Do you have a good portable thermometer? If not, pick a digital one up from Radio Shack for about $20. It should read accurately to at least 130 degrees. Then, on a cold day, run the heating system and put the probe into the heating register that is closest to the furnace. Measure the temp of the air coming out of that register. Now do the same with the register at the end of the longest run (try the duct coming through the garage). That will give you a measure of the heat loss in that duct run. If it is significant, than the duct needs direct insulation. It also is helpful to measure how long it takes for the duct run to come up to it's maximum temp. If it takes say 5 minutes to get to 90 degrees, then it is too cold, and possibly the joist cavity has outside air leaking into it at the end.
Between the first level and second, we insulated those almost 8 years ago-(with 4 boys the noise was unbelievable from upstairs). we also re-insulated the attic-blown in celulose about 15" thick.

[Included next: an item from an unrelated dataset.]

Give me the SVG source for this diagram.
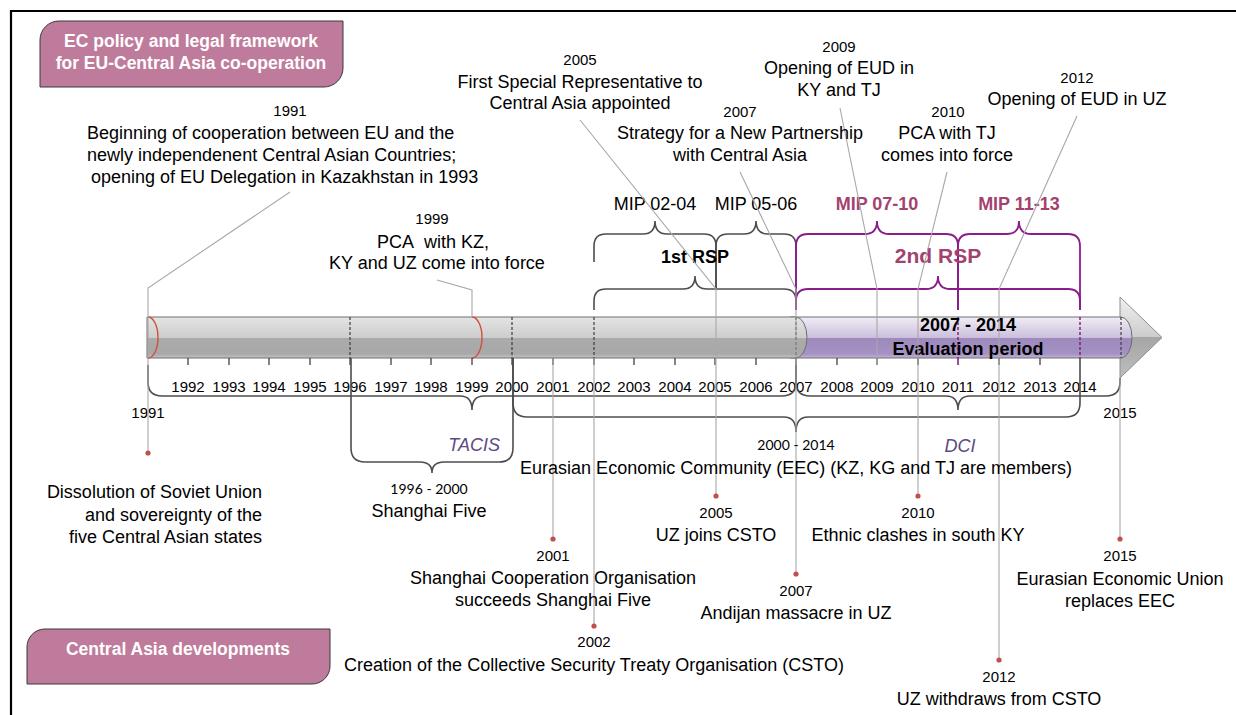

This may actually work against you with the pellet stove asi it may prevent hot air from the 1st floor stove to rise above to the upstairs. That is, unless there is a large open staircase which allows a nice thermal loop to heat the upstairs.

No, on the usage before the meter was replaced, one month after the installation of the new furnace, the Gas Co. called me and asked what we were doing differently ( I think they thought the meter reader had made a mistake) and I said, "well, we replaced the old furnace with a new 98% efficient one, and am looking forward to the savings." That is when I was told that we had to have the meter replaced, etc.. So in that one month, I really didn't see any savings because it was replaced in July.

I'm curious about the furnace. I hadn't heard of a 98% gas furnace before this posting. What is the make and model?